Sea’s adjusted loss before interest, taxes, depreciation and amortisation widened to US$357.7 million from US$165.5 million a year ago, the company said on Tuesday. Analysts had estimated US$457.4 million on average. The net loss stood at about US$569 million, little changed from a year earlier. Sales at Shopee climbed 32% to US$1.9 billion.

The results prompted CGS-CIMB analyst Khang Chuen Ong to raise his recommendation on the company to “add” from “hold”.

Sea’s market valuation climbed to US$35 billion after the report, adding US$9 billion in a single day. That’s still far below its peak valuation of more than US$200 billion last year.

Southeast Asia’s largest tech company continues to adjust to a fallout in demand for its core games operations. Revenue at its digital-entertainment arm Garena tumbled 19% in the biggest year-on-year drop ever, as hit mobile game Free Fire’s momentum wanes.

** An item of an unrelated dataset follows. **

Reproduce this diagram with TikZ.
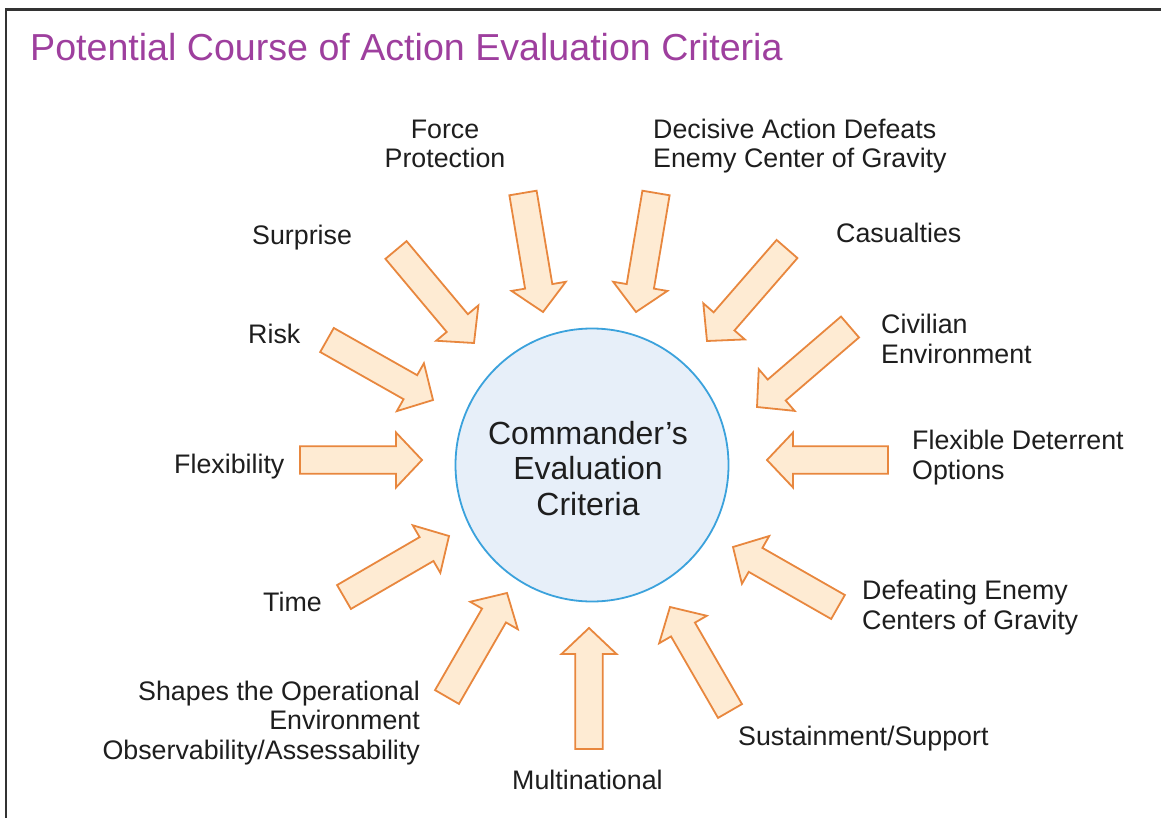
\documentclass[tikz,border=0pt]{standalone}
\usepackage{fontspec}
\setmainfont{Liberation Sans}
\usetikzlibrary{calc}
\definecolor{arrfill}{HTML}{FEEBD3}
\definecolor{arrline}{HTML}{E8873E}
\definecolor{cfill}{HTML}{E7EFF9}
\definecolor{cline}{HTML}{3BA2DC}
\definecolor{ttl}{HTML}{9E3F9E}
\definecolor{txt}{HTML}{1E1E1E}
\newcommand\blockarrow[2]{%
  \coordinate (#1hb) at ($(#2)!26pt!(#1)$);
  \draw[barrow] ($(#1)!13.8pt!90:(#2)$) -- ($(#1hb)!13.8pt!90:(#2)$) -- ($(#1hb)!27.5pt!90:(#2)$) -- (#2)
     -- ($(#1hb)!27.5pt!-90:(#2)$) -- ($(#1hb)!13.8pt!-90:(#2)$) -- ($(#1)!13.8pt!-90:(#2)$) -- cycle;
}
\tikzset{
  barrow/.style={draw=arrline, fill=arrfill, line width=1.8pt, line join=miter},
  lbl/.style={font=\fontsize{26.8}{29.5}\selectfont, text=txt, inner sep=0pt},
  hub/.style={circle, draw=cline, fill=cfill, line width=1.8pt, minimum size=273pt, inner sep=0pt},
  hubtext/.style={align=center, text=txt, font=\fontsize{32}{35.5}\selectfont, inner sep=0pt},
  frame/.style={draw=black!80, line width=2.6pt}
}
\begin{document}
\begin{tikzpicture}[x=1pt,y=-1pt]
\useasboundingbox (0,0) rectangle (1161,818);
\fill[white] (0,0) rectangle (1161,818);
\draw[frame] (6,822) -- (6,9.5) -- (1166,9.5);
\node[anchor=base west, inner sep=0pt, text=ttl, font=\fontsize{37.6}{40}\selectfont] (title) at (30,60.5) {Potential Course of Action Evaluation Criteria};

\node[hub] (c) at (592,465) {};
\node[hubtext, anchor=base] (ctext) at (588,515) {Commander’s\\Evaluation\\Criteria};

% arrow tails (t) and tips (h)
\coordinate (t1) at (523,193);  \coordinate (h1) at (543,312);
\coordinate (t2) at (656,193);  \coordinate (h2) at (636,312);
\coordinate (t3) at (787,249);  \coordinate (h3) at (707,341);
\coordinate (t4) at (850,327);  \coordinate (h4) at (757,407);
\coordinate (t5) at (888,460);  \coordinate (h5) at (767,460);
\coordinate (t6) at (838,607);  \coordinate (h6) at (733,547);
\coordinate (t7) at (730,711);  \coordinate (h7) at (670,607);
\coordinate (t8) at (589,749);  \coordinate (h8) at (589,628);
\coordinate (t9) at (447,697);  \coordinate (h9) at (507,593);
\coordinate (t10) at (344,597); \coordinate (h10) at (449,536);
\coordinate (t11) at (300,460); \coordinate (h11) at (422,460);
\coordinate (t12) at (327,340); \coordinate (h12) at (433,400);
\coordinate (t13) at (396,250); \coordinate (h13) at (474,343);
\blockarrow{t1}{h1}
\blockarrow{t2}{h2}
\blockarrow{t3}{h3}
\blockarrow{t4}{h4}
\blockarrow{t5}{h5}
\blockarrow{t6}{h6}
\blockarrow{t7}{h7}
\blockarrow{t8}{h8}
\blockarrow{t9}{h9}
\blockarrow{t10}{h10}
\blockarrow{t11}{h11}
\blockarrow{t12}{h12}
\blockarrow{t13}{h13}

\node[lbl, anchor=base, align=center] (lforce) at (445,168) {Force\\Protection};
\node[lbl, anchor=base west, align=left] (ldecisive) at (653,168) {Decisive Action Defeats\\Enemy Center of Gravity};
\node[lbl, anchor=base west] (lcas) at (836,243) {Casualties};
\node[lbl, anchor=base west, align=left] (lciv) at (881,363) {Civilian\\Environment};
\node[lbl, anchor=base west, align=left] (lfdo) at (912,479) {Flexible Deterrent\\Options};
\node[lbl, anchor=base west, align=left] (ldefeat) at (862,629) {Defeating Enemy\\Centers of Gravity};
\node[lbl, anchor=base west] (lsust) at (738,745) {Sustainment/Support};
\node[lbl, anchor=base west] (lmulti) at (512,789) {Multinational};
\node[lbl, anchor=base east, align=right] (lshapes) at (420,759) {Shapes the Operational\\Environment\\Observability/Assessability};
\node[lbl, anchor=base west] (ltime) at (263,611) {Time};
\node[lbl, anchor=base west] (lflex) at (174,473) {Flexibility};
\node[lbl, anchor=base west] (lrisk) at (248,343) {Risk};
\node[lbl, anchor=base west] (lsurprise) at (252,245) {Surprise};
\end{tikzpicture}
\end{document}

Sea cut its full-year forecast for Garena’s bookings to between US$2.6 billion and US$2.8 billion from its previous guidance of US$2.9 billion to US$3.1 billion, set to be its first annual decline ever. It said it isn’t providing financial guidance for 2023.

The decision of management to not provide future guidance will “no doubt” add more uncertainty on future forecast, said Citi analyst Alicia Yap in a note to investors.